**THE PROBLEM**
A verbatim copy is needed of the lines from the one containing "Clone this chart" down to the one containing "const yMin = d3.min(allY)!, yMax", inclusive. Print it with no pictures.

-- BEGIN --

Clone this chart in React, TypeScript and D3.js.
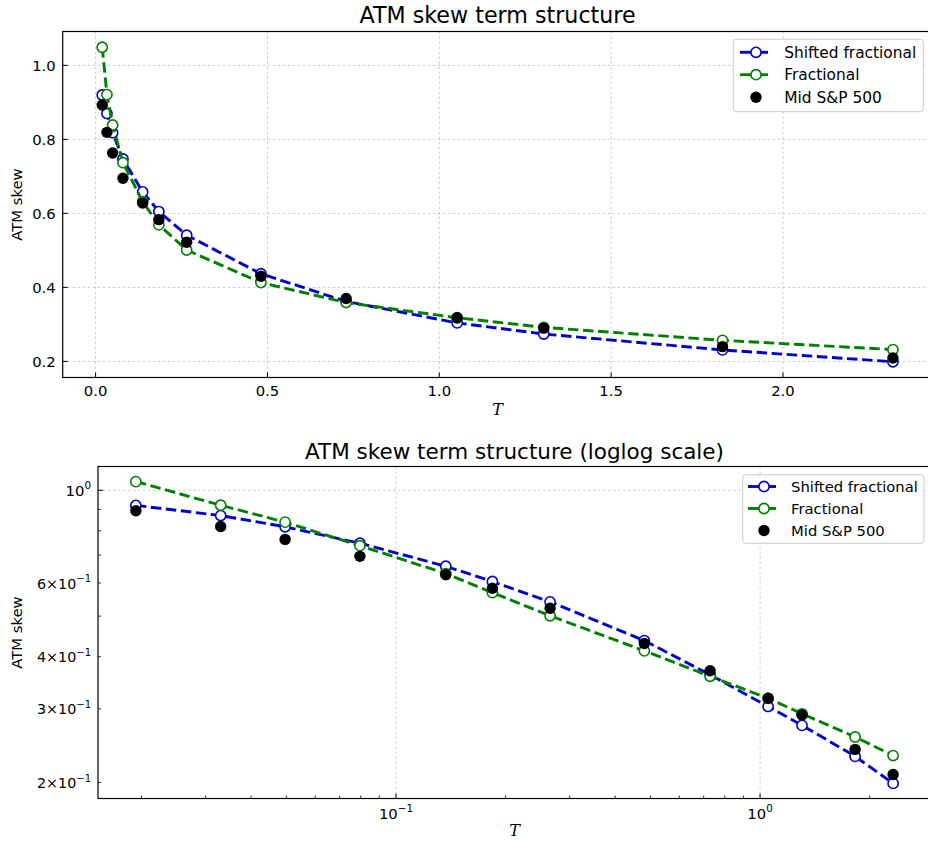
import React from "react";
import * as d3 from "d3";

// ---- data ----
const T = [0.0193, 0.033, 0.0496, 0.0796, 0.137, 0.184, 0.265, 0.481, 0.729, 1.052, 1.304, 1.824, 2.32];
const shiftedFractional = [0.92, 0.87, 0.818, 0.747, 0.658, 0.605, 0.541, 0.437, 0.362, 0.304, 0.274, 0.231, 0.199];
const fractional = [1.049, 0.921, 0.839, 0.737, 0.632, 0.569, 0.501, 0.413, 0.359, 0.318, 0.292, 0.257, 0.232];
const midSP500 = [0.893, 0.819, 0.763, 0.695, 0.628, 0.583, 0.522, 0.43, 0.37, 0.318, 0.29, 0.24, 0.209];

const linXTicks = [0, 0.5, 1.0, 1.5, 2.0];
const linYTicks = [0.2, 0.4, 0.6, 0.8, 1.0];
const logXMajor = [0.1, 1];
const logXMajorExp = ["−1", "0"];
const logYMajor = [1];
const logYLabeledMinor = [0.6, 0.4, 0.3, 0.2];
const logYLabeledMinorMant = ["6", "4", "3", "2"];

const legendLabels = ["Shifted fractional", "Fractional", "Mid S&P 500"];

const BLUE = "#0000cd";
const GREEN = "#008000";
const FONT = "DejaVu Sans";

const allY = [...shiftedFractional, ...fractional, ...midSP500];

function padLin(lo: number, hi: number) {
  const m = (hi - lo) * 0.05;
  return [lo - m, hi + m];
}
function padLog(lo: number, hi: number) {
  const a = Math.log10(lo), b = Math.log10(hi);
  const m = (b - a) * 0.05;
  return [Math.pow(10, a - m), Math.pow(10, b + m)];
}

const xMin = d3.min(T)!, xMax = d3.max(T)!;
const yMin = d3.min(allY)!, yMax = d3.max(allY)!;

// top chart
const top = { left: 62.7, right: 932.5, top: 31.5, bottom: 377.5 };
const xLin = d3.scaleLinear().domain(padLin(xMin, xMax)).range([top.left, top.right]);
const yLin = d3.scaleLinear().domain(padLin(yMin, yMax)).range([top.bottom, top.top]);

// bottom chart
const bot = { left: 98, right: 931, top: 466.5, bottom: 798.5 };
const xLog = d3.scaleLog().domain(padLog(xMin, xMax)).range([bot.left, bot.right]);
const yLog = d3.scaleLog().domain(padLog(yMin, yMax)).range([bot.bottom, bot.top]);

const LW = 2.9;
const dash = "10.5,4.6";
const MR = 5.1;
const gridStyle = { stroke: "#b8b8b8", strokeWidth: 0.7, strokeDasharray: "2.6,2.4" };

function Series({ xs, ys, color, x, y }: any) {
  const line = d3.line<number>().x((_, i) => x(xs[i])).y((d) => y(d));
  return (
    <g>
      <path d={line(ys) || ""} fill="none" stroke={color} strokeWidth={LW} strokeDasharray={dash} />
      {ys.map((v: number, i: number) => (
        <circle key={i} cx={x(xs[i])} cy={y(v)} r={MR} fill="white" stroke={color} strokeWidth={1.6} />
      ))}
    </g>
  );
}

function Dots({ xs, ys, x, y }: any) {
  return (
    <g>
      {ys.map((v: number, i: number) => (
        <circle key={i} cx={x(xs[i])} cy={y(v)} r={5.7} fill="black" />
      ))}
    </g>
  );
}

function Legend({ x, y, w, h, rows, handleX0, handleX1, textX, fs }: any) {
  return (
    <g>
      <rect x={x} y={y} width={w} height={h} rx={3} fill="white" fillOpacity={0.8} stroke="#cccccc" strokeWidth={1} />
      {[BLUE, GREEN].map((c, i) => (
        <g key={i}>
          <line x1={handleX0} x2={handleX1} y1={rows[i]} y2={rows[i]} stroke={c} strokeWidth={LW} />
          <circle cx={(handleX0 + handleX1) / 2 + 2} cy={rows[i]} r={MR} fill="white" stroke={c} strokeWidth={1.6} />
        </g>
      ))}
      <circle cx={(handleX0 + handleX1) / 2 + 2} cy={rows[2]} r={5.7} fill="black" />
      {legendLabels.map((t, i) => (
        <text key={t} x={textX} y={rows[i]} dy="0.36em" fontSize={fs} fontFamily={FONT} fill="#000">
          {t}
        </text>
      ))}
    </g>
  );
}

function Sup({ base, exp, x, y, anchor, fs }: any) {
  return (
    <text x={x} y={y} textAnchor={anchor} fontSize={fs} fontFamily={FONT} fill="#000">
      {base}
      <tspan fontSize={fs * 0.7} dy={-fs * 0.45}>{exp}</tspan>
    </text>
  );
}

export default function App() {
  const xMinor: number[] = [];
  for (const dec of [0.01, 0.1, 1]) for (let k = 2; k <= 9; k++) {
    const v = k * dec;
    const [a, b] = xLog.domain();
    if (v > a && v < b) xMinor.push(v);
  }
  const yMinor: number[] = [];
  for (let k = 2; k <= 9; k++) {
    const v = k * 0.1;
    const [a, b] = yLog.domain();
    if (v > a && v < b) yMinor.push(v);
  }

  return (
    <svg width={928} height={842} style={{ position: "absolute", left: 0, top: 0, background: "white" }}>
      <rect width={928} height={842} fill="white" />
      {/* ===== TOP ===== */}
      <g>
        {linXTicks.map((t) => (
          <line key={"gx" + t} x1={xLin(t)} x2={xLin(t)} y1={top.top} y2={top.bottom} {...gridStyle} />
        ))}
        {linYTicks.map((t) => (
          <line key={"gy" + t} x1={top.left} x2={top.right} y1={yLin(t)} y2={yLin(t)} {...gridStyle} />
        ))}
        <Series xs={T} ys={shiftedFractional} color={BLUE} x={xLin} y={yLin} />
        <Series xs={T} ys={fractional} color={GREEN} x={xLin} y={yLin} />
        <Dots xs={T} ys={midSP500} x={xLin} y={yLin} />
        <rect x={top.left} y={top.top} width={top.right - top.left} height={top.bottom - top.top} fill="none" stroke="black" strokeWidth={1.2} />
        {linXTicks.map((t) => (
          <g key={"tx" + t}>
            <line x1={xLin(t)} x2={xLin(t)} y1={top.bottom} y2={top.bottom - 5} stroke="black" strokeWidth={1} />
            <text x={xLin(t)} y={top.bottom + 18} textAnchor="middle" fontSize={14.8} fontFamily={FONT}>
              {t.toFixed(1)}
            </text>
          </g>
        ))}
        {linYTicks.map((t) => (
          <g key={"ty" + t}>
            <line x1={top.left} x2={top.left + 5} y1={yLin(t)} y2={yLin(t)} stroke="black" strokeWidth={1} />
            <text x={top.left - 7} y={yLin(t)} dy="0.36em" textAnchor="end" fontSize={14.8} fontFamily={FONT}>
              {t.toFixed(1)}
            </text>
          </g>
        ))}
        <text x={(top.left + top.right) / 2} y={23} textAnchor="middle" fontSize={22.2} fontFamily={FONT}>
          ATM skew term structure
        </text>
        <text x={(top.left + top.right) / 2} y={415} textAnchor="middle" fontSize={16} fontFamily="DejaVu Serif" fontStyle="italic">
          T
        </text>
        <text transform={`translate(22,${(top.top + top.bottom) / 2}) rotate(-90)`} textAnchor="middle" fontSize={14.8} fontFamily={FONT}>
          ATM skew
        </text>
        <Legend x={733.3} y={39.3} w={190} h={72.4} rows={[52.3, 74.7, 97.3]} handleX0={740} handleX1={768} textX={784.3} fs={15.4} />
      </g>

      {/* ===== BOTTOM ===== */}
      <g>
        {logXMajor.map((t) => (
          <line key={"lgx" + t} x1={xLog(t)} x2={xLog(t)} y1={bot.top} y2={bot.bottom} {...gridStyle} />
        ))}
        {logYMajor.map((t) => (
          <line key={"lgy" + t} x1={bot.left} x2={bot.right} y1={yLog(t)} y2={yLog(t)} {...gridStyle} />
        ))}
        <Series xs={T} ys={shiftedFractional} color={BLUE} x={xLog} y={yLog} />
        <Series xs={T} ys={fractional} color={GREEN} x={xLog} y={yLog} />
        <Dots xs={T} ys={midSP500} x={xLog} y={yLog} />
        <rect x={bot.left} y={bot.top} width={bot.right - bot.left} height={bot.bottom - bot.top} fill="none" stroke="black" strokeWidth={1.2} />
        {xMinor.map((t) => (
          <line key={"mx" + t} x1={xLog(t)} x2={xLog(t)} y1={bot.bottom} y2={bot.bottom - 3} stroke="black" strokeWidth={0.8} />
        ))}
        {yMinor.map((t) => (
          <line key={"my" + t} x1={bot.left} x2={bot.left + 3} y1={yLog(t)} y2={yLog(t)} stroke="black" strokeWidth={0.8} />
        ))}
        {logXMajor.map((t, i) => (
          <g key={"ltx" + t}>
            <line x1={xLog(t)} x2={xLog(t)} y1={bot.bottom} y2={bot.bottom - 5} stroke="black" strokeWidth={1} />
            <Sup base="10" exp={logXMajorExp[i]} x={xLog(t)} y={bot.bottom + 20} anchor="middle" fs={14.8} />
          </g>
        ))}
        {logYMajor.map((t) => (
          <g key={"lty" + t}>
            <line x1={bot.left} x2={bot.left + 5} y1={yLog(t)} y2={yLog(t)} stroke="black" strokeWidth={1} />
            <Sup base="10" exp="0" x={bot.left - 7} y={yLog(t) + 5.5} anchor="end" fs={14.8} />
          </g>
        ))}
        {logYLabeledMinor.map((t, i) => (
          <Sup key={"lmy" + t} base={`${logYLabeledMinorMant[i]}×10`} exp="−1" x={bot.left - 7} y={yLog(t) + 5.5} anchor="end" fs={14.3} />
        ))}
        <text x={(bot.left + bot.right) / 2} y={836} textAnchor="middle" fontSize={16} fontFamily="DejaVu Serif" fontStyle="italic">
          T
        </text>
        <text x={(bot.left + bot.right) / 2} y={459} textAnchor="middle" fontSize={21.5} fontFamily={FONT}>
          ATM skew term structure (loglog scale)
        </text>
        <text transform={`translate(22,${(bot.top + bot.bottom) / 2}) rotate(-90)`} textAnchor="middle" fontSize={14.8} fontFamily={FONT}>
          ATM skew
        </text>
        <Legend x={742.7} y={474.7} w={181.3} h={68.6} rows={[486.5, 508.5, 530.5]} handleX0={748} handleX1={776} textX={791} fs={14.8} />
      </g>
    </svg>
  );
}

-- END --
-- BEGIN --

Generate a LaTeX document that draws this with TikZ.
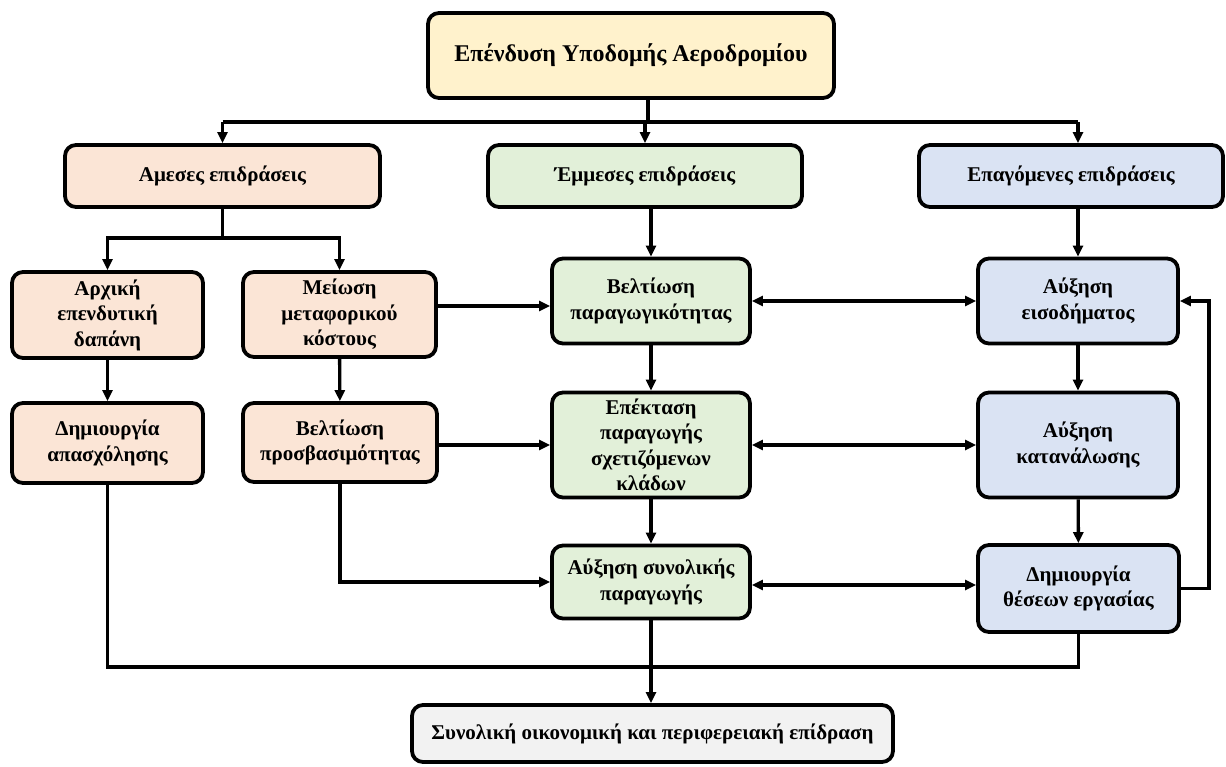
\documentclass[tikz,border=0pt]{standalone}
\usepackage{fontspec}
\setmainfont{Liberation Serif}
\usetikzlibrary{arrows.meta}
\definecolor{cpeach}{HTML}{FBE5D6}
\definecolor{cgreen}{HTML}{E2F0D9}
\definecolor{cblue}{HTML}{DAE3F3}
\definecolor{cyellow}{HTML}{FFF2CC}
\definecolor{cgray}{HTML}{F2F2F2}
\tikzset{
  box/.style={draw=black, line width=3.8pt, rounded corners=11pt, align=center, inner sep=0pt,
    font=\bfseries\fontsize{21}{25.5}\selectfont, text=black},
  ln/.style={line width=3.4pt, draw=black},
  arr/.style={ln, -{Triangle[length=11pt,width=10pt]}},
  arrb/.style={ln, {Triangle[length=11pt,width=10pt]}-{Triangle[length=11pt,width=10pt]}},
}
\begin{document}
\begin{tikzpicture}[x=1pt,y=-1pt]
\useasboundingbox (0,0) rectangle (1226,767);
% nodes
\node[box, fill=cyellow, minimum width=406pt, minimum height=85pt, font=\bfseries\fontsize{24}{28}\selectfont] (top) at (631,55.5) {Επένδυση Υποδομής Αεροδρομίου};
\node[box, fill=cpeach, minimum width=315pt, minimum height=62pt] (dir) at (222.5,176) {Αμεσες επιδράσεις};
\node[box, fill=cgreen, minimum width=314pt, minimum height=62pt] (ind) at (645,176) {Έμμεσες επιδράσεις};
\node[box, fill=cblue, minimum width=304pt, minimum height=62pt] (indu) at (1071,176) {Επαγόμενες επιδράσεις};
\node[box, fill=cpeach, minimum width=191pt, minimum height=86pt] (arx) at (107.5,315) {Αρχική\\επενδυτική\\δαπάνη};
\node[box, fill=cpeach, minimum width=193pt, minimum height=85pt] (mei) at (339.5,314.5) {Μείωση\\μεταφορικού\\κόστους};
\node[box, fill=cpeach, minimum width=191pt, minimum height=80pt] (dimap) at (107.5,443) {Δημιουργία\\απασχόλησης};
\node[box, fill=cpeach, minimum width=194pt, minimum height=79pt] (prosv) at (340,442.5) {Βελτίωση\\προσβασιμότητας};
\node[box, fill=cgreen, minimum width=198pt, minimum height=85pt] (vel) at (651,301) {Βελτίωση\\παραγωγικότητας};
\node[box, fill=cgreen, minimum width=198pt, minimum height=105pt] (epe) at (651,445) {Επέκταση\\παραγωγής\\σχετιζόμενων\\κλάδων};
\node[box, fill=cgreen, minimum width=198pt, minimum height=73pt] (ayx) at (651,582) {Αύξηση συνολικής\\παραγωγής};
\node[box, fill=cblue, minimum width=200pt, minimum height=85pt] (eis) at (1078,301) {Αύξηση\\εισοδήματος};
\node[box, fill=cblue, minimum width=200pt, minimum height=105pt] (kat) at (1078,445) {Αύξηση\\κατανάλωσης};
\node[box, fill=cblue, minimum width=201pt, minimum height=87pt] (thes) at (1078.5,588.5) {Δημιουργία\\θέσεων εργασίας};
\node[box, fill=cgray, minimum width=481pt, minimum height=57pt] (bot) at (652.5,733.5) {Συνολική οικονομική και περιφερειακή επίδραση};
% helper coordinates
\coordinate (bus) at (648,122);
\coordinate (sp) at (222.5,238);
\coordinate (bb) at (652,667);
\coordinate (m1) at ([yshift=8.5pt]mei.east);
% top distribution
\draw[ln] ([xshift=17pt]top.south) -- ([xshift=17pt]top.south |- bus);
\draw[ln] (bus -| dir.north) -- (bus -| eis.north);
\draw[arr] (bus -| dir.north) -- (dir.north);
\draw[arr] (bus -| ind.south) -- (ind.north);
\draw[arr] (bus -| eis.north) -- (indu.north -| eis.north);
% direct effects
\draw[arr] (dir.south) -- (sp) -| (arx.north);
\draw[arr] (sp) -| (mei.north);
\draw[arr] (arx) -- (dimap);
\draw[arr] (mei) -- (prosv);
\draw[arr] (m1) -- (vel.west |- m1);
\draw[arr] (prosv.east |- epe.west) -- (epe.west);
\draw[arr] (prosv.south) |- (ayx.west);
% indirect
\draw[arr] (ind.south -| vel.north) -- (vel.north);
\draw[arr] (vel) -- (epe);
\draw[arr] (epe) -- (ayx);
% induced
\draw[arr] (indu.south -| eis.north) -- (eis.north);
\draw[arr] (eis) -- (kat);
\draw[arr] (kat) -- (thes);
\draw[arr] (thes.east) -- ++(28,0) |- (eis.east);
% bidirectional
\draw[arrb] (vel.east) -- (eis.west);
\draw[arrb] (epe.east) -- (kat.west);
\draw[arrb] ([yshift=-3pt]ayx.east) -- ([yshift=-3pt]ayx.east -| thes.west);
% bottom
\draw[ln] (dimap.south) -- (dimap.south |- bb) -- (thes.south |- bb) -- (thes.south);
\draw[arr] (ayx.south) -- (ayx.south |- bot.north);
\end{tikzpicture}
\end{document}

-- END --

**WORKED ANSWER**
Clone this chart in React, TypeScript and D3.js.
import React from "react";
import * as d3 from "d3";

// ---- data ----
const T = [0.0193, 0.033, 0.0496, 0.0796, 0.137, 0.184, 0.265, 0.481, 0.729, 1.052, 1.304, 1.824, 2.32];
const shiftedFractional = [0.92, 0.87, 0.818, 0.747, 0.658, 0.605, 0.541, 0.437, 0.362, 0.304, 0.274, 0.231, 0.199];
const fractional = [1.049, 0.921, 0.839, 0.737, 0.632, 0.569, 0.501, 0.413, 0.359, 0.318, 0.292, 0.257, 0.232];
const midSP500 = [0.893, 0.819, 0.763, 0.695, 0.628, 0.583, 0.522, 0.43, 0.37, 0.318, 0.29, 0.24, 0.209];

const linXTicks = [0, 0.5, 1.0, 1.5, 2.0];
const linYTicks = [0.2, 0.4, 0.6, 0.8, 1.0];
const logXMajor = [0.1, 1];
const logXMajorExp = ["−1", "0"];
const logYMajor = [1];
const logYLabeledMinor = [0.6, 0.4, 0.3, 0.2];
const logYLabeledMinorMant = ["6", "4", "3", "2"];

const legendLabels = ["Shifted fractional", "Fractional", "Mid S&P 500"];

const BLUE = "#0000cd";
const GREEN = "#008000";
const FONT = "DejaVu Sans";

const allY = [...shiftedFractional, ...fractional, ...midSP500];

function padLin(lo: number, hi: number) {
  const m = (hi - lo) * 0.05;
  return [lo - m, hi + m];
}
function padLog(lo: number, hi: number) {
  const a = Math.log10(lo), b = Math.log10(hi);
  const m = (b - a) * 0.05;
  return [Math.pow(10, a - m), Math.pow(10, b + m)];
}

const xMin = d3.min(T)!, xMax = d3.max(T)!;
const yMin = d3.min(allY)!, yMax = d3.max(allY)!;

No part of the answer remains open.